In October 2019, the MSSA team led by its Museum Director, visited Frank Stella in his studio in New York. At 84 years old and in full activity, the artist knew of the project for a new strainer for his artwork at first hand, remembered his first contact with the museum and provided relevant information for its subsequent restoration.
The memories of his first contact with Chile and information about the creative process of his works were part of the topics of the interview that three professionals from the MSSA carried out with the prominent American artist, concerning the project that seeks to restore and preserve the Isfahan III work of the MSSA Collection.
At noon on Tuesday, October 8th 2019, the Director of the MSSA, Claudia Zaldívar, along with Caroll Yasky, Coordinator of the Collection Area; Camila Rodríguez, MSSA Conservator; and Christine Fröhner, Conservation Specialist in modern and contemporary art and advisor to the project, interviewed American artist Frank Stella in one of the New York warehouses that the 84-year-old artist uses as a studio and where he continues to produce works of various formats with the help of assistants.
A moment for history
The conversation took place in two stages. The first part was dedicated to remembering the period in which the artist was contacted by American art critic Dore Ashton to donate work in solidarity with the utopian project of the Unidad Popular in 1972. The artist was told about the vicissitudes of his work after the coup d’état and the problems caused by the loss of its original stretcher. Stella also shared his memories regarding the sending of architectural and sculptural projects for the MSSA in the early 90s and his reunion with the museum and Isfahan III in 2000, when he participated in the opening of an exhibition at its venue in Herrera Street.

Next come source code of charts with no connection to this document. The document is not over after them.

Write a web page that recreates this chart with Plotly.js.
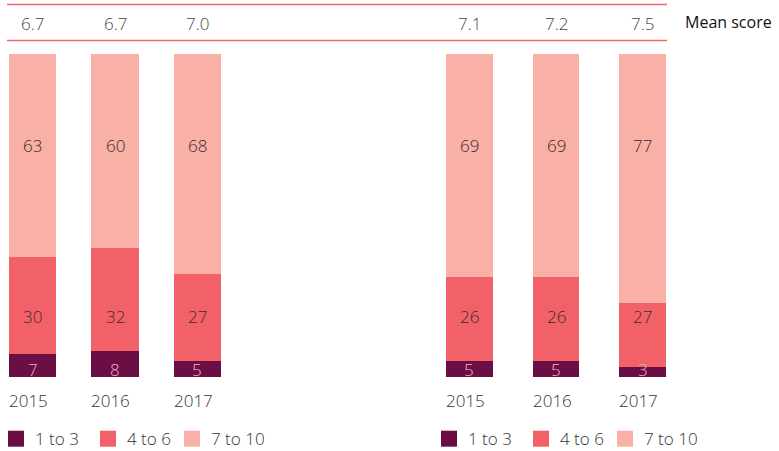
<!DOCTYPE html>
<html>
<head>
<meta charset="utf-8">
<script src="https://cdn.plot.ly/plotly-3.0.1.min.js"></script>
<style>html,body{margin:0;padding:0;background:#fff;}#chart{width:779px;height:451px;}</style>
</head>
<body>
<div id="chart"></div>
<script>
// ---- data ----
var years = ['2015', '2016', '2017'];
var seriesNames = ['1 to 3', '4 to 6', '7 to 10'];

var meanA = [6.7, 6.7, 7.0];
var lowA  = [7, 8, 5];
var midA  = [30, 32, 27];
var highA = [63, 60, 68];

var meanB = [7.1, 7.2, 7.5];
var lowB  = [5, 5, 3];
var midB  = [26, 26, 20];       // drawn heights
var midLabelsB = [26, 26, 27];  // printed labels
var highB = [69, 69, 77];

// ---- styles ----
var colors = ['#6b0e44', '#f26167', '#f9b0a7'];
var FONT = 'Open Sans, Lato, sans-serif';
var W = 779, H = 451;
var wA = 0.57, wB = 0.543;
function px(v){ return v / W; }
function py(v){ return 1 - v / H; }

var groups = [
  {xa: 'x',  low: lowA, mid: midA, high: highA, midText: midA, high: highA, mean: meanA, w: wA},
  {xa: 'x2', low: lowB, mid: midB, high: highB, midText: midLabelsB, mean: meanB, w: wB}
];

var traces = [];
var annotations = [];
var labelY = [2.4, 18.7, 71.7];
var labelColor = ['#e9b6cc', '#3b2a2c', '#3b2a2c'];

groups.forEach(function(g){
  var vals = [g.low, g.mid, g.high];
  var texts = [g.low, g.midText, g.high];
  vals.forEach(function(v, s){
    traces.push({
      type: 'bar', x: years, y: v, name: seriesNames[s],
      xaxis: g.xa, yaxis: 'y', width: g.w,
      marker: {color: colors[s], line: {width: 0}},
      showlegend: false, hoverinfo: 'skip'
    });
    years.forEach(function(yr, i){
      annotations.push({
        x: i, y: labelY[s], xref: g.xa, yref: 'y',
        text: String(texts[s][i]), showarrow: false,
        xanchor: 'center', yanchor: 'middle',
        font: {family: FONT, size: 17, weight: 300, color: labelColor[s]}
      });
    });
  });
  years.forEach(function(yr, i){
    // mean score
    annotations.push({
      x: i, y: py(23), xref: g.xa, yref: 'paper',
      text: g.mean[i].toFixed(1), showarrow: false,
      xanchor: 'center', yanchor: 'middle',
      font: {family: FONT, size: 17, weight: 300, color: '#444'}
    });
    // year label, left-aligned with the bar
    annotations.push({
      x: i - g.w / 2, y: py(400), xref: g.xa, yref: 'paper',
      text: yr, showarrow: false,
      xanchor: 'left', yanchor: 'middle', xshift: -2,
      font: {family: FONT, size: 17, weight: 300, color: '#333'}
    });
  });
});

annotations.push({
  x: px(683), y: py(22), xref: 'paper', yref: 'paper',
  text: 'Mean score', showarrow: false, xanchor: 'left', yanchor: 'middle',
  font: {family: FONT, size: 16, weight: 400, color: '#111'}
});

var shapes = [
  {type: 'line', xref: 'paper', yref: 'paper', x0: px(7), x1: px(667), y0: py(4.5), y1: py(4.5),
   line: {color: '#f0646c', width: 1.5}},
  {type: 'line', xref: 'paper', yref: 'paper', x0: px(7), x1: px(667), y0: py(40.5), y1: py(40.5),
   line: {color: '#f0646c', width: 1.5}}
];

// legends (one per group)
var legendX = [[8, 100, 184], [441, 533, 617]];
legendX.forEach(function(row){
  row.forEach(function(x0, s){
    shapes.push({type: 'rect', xref: 'paper', yref: 'paper',
      x0: px(x0), x1: px(x0 + 16), y0: py(446.7), y1: py(430.7),
      fillcolor: colors[s], line: {width: 0}});
    annotations.push({
      x: px(x0 + 25), y: py(438.7), xref: 'paper', yref: 'paper',
      text: seriesNames[s], showarrow: false, xanchor: 'left', yanchor: 'middle',
      font: {family: FONT, size: 17, weight: 300, color: '#333'}
    });
  });
});

var layout = {
  width: W, height: H,
  margin: {l: 0, r: 0, t: 0, b: 0},
  paper_bgcolor: '#fff', plot_bgcolor: '#fff',
  barmode: 'stack', showlegend: false,
  xaxis: {domain: [px(9), px(221)], range: [-wA / 2, 2 + wA / 2], type: 'category',
          showticklabels: false, showgrid: false, zeroline: false, showline: false, ticks: '', anchor: 'y'},
  xaxis2: {domain: [px(446), px(666)], range: [-wB / 2, 2 + wB / 2], type: 'category',
          showticklabels: false, showgrid: false, zeroline: false, showline: false, ticks: '', anchor: 'y'},
  yaxis: {domain: [1 - 377 / H, 1 - 54 / H], range: [0, 100], showticklabels: false,
          showgrid: false, zeroline: false, showline: false, ticks: ''},
  shapes: shapes,
  annotations: annotations,
  font: {family: FONT}
};

Plotly.newPlot('chart', traces, layout, {staticPlot: true, displayModeBar: false});
</script>
</body>
</html>
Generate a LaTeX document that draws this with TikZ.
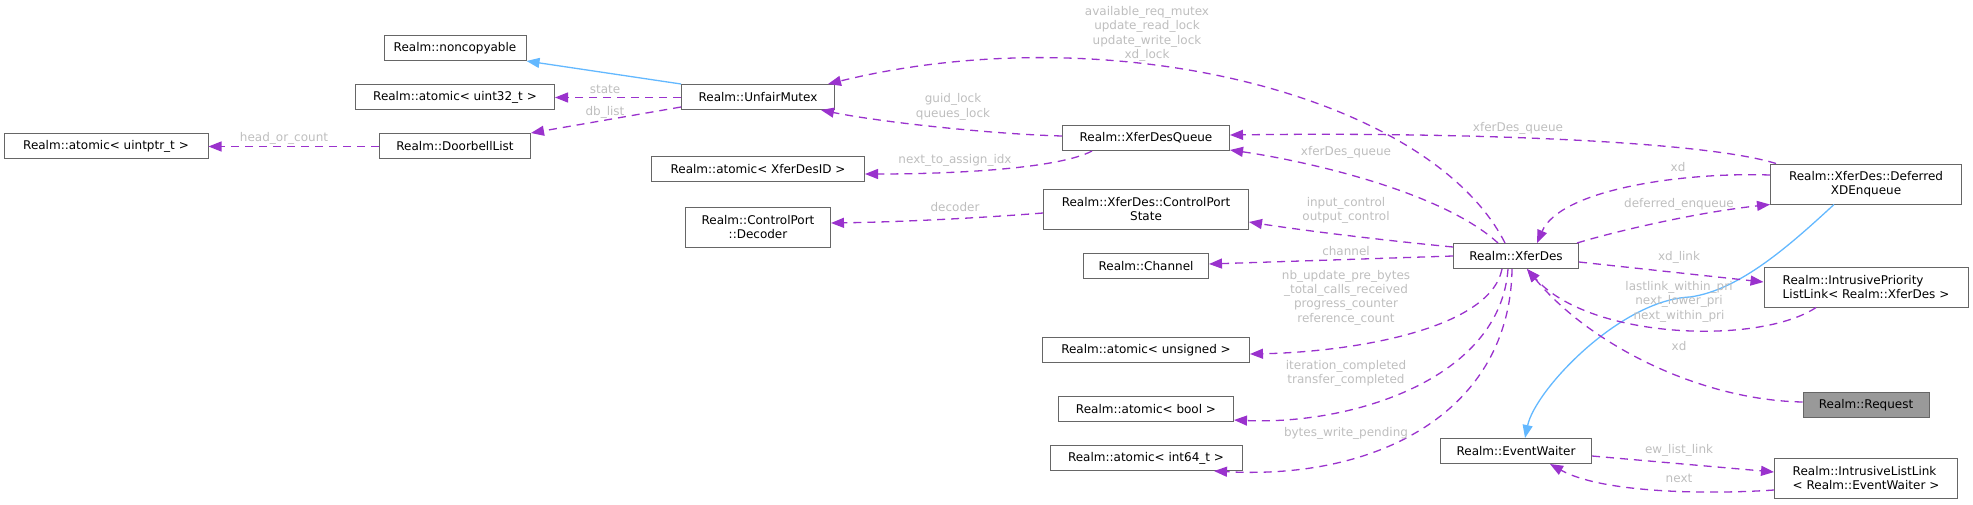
\documentclass[tikz,border=0pt]{standalone}
\usepackage{fontspec}
\setmainfont{DejaVu Sans}
\usepackage{tikz}
\usetikzlibrary{arrows.meta, positioning}
\definecolor{edgepurple}{HTML}{9A32CD}
\definecolor{edgeblue}{HTML}{63B8FF}
\definecolor{boxgray}{HTML}{666666}
\definecolor{lblgray}{HTML}{BEBEBE}
\definecolor{reqgray}{HTML}{999999}

\begin{document}
\begin{tikzpicture}[x=0.5pt, y=-0.5pt, font=\fontsize{6}{7.2}\selectfont,
                    >={Triangle[length=6.5pt,width=5pt]}]

\useasboundingbox (0,0) rectangle (1973,504);

\tikzset{
  clsbox/.style={draw=boxgray, line width=0.5pt, inner sep=0pt, minimum height=12.5pt},
  clsbox2/.style={clsbox, minimum height=20pt},
  member/.style={->, draw=edgepurple, line width=0.65pt, dash pattern=on 4pt off 3pt},
  inherit/.style={->, draw=edgeblue, line width=0.65pt},
  lbl/.style={text=lblgray, inner sep=0pt, align=center}
}

\node[clsbox, minimum width=71pt]    (ncp)  at (455,48)   {Realm::noncopyable};
\node[clsbox, minimum width=99.5pt]  (u32)  at (455,97)   {Realm::atomic< uint32\_t >};
\node[clsbox, minimum width=102pt]   (uptr) at (106,146)  {Realm::atomic< uintptr\_t >};
\node[clsbox, minimum width=75.5pt]  (door) at (455,146)  {Realm::DoorbellList};
\node[clsbox, minimum width=76.5pt]  (mutex) at (758,97)  {Realm::UnfairMutex};
\node[clsbox, minimum width=106.5pt] (xdid) at (758,169)  {Realm::atomic< XferDesID >};
\node[clsbox2, minimum width=72.5pt, align=center] (dec) at (758,227) {Realm::ControlPort\\::Decoder};
\node[clsbox, minimum width=83.5pt]  (queue) at (1146,138) {Realm::XferDesQueue};
\node[clsbox2, minimum width=102.5pt, align=center] (cps) at (1146,209) {Realm::XferDes::ControlPort\\State};
\node[clsbox, minimum width=62.5pt]  (ch)   at (1146,266) {Realm::Channel};
\node[clsbox, minimum width=103.5pt] (uns)  at (1146,350) {Realm::atomic< unsigned >};
\node[clsbox, minimum width=87.5pt]  (bool) at (1146,409) {Realm::atomic< bool >};
\node[clsbox, minimum width=96pt]    (i64)  at (1146,458) {Realm::atomic< int64\_t >};
\node[clsbox, minimum width=62.5pt]  (xd)   at (1516,256) {Realm::XferDes};
\node[clsbox, minimum width=75.5pt]  (ew)   at (1516,451) {Realm::EventWaiter};
\node[clsbox2, minimum width=95.5pt, align=center] (def) at (1866,184) {Realm::XferDes::Deferred\\XDEnqueue};
\node[clsbox2, minimum width=102pt, align=left] (prio) at (1866,287) {Realm::IntrusivePriority\\ListLink< Realm::XferDes >};
\node[clsbox, minimum width=63pt, fill=reqgray] (req) at (1866,405) {Realm::Request};
\node[clsbox2, minimum width=91.5pt, align=left] (ll) at (1866,478) {Realm::IntrusiveListLink\\< Realm::EventWaiter >};

% inheritance
\draw[inherit] (mutex.north west) -- (ncp.south east);
\draw[inherit] ([xshift=-16pt]def.south) .. controls (1790,245) and (1740,290) .. (1690,297)
               .. controls (1620,300) and (1535,390) .. ([xshift=4.5pt]ew.north);

% members
\draw[member] ([yshift=-0.25pt]mutex.west) -- ([yshift=-0.25pt]u32.east);
\draw[member] ([yshift=1.5pt]mutex.south west) -- (door.north east);
\draw[member] ([yshift=-0.25pt]door.west) -- ([yshift=-0.25pt]uptr.east);
\draw[member] ([xshift=-5.5pt]xd.north) .. controls (1430,95) and (1110,15) .. ([xshift=-3.5pt]mutex.north east);
\draw[member] ([yshift=1pt]queue.west) .. controls (990,134) and (880,122) .. ([xshift=-7pt]mutex.south east);
\draw[member] ([xshift=-27pt]queue.south) .. controls (1060,168) and (960,174) .. ([yshift=-2.5pt]xdid.east);
\draw[member] ([xshift=3pt]def.north west) .. controls (1700,140) and (1450,132) .. ([yshift=1.5pt]queue.east);
\draw[member] ([xshift=-9pt]xd.north) .. controls (1440,190) and (1300,160) .. ([yshift=-6pt]queue.east);
\draw[member] ([yshift=-2pt]cps.west) .. controls (980,218) and (900,222) .. ([yshift=2pt]dec.east);
\draw[member] ([yshift=4.5pt]xd.west) .. controls (1380,240) and (1300,230) .. ([yshift=-6.5pt]cps.east);
\draw[member] (xd.west) -- ([yshift=1pt]ch.east);
\draw[member] ([xshift=-7pt]xd.south) .. controls (1490,330) and (1350,352) .. ([yshift=-2pt]uns.east);
\draw[member] ([xshift=-4pt]xd.south) .. controls (1500,380) and (1350,425) .. ([yshift=-5.5pt]bool.east);
\draw[member] ([xshift=-2pt]xd.south) .. controls (1510,410) and (1380,480) .. ([xshift=34pt]i64.south);
\draw[member] ([yshift=4.5pt]def.west) .. controls (1680,172) and (1560,190) .. ([xshift=10.5pt]xd.north);
\draw[member] ([xshift=-1pt]xd.north east) .. controls (1620,230) and (1700,212) .. (def.south west);
\draw[member] ([yshift=-3pt]xd.east) -- ([yshift=2.5pt]prio.west);
\draw[member] ([xshift=-25pt]prio.south) .. controls (1760,345) and (1590,340) .. ([xshift=5.5pt]xd.south);
\draw[member] ([yshift=1.5pt]req.west) .. controls (1700,400) and (1590,345) .. ([xshift=5.5pt]xd.south);
\draw[member] ([yshift=-2.5pt]ew.east) -- ([yshift=3pt]ll.west);
\draw[member] ([yshift=-6pt]ll.west) .. controls (1700,495) and (1600,492) .. ([xshift=17pt]ew.south);

% labels
\node[lbl] (lstate) at (605,89)   {state};
\node[lbl] (ldb)    at (605,112)  {db\_list};
\node[lbl] (lhead)  at (284,138)  {head\_or\_count};
\node[lbl] (llocks) at (1147,34)  {available\_req\_mutex\\update\_read\_lock\\update\_write\_lock\\xd\_lock};
\node[lbl] (lguid)  at (953,107)  {guid\_lock\\queues\_lock};
\node[lbl] (lnext)  at (955,160)  {next\_to\_assign\_idx};
\node[lbl] (lxq1)   at (1518,128) {xferDes\_queue};
\node[lbl] (lxq2)   at (1346,152) {xferDes\_queue};
\node[lbl] (ldec)   at (955,207)  {decoder};
\node[lbl] (lctrl)  at (1346,210.5) {input\_control\\output\_control};
\node[lbl] (lch)    at (1346,251) {channel};
\node[lbl] (lcount) at (1346,297.5) {nb\_update\_pre\_bytes\\\_total\_calls\_received\\progress\_counter\\reference\_count};
\node[lbl] (ldone)  at (1346,373.5) {iteration\_completed\\transfer\_completed};
\node[lbl] (lbwp)   at (1346,433) {bytes\_write\_pending};
\node[lbl] (lxd1)   at (1678,167) {xd};
\node[lbl] (ldefq)  at (1679,204) {deferred\_enqueue};
\node[lbl] (lxdl)   at (1679,257) {xd\_link};
\node[lbl] (lpri)   at (1679,301.5) {lastlink\_within\_pri\\next\_lower\_pri\\next\_within\_pri};
\node[lbl] (lxd2)   at (1679,346) {xd};
\node[lbl] (lewl)   at (1679,450) {ew\_list\_link};
\node[lbl] (lnx)    at (1679,478) {next};

\end{tikzpicture}
\end{document}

In the second part of the interview, the artist was presented with the conservation project that was being developed for his work, its goals and ongoing progress, detailing the characteristics of its new strainer, its design and construction process, as well as the application of the new elastic tension system for mounting its canvas.
Stella was asked for details of his creative process to design the works for the Protractor series, how and with whom he worked on the construction of the stretchers, their layout and painting, the materials and techniques used. This gathered information will prove to be very useful for subsequent projects seeking the restoration of its pictorial layer.
The meeting between this legendary artist and the representatives of the MSSA, a fundamental milestone of the project, was entirely filmed by Kathy Brew -documentalist and guest curator of the MoMA- as commissioned by film director Bruno Salas.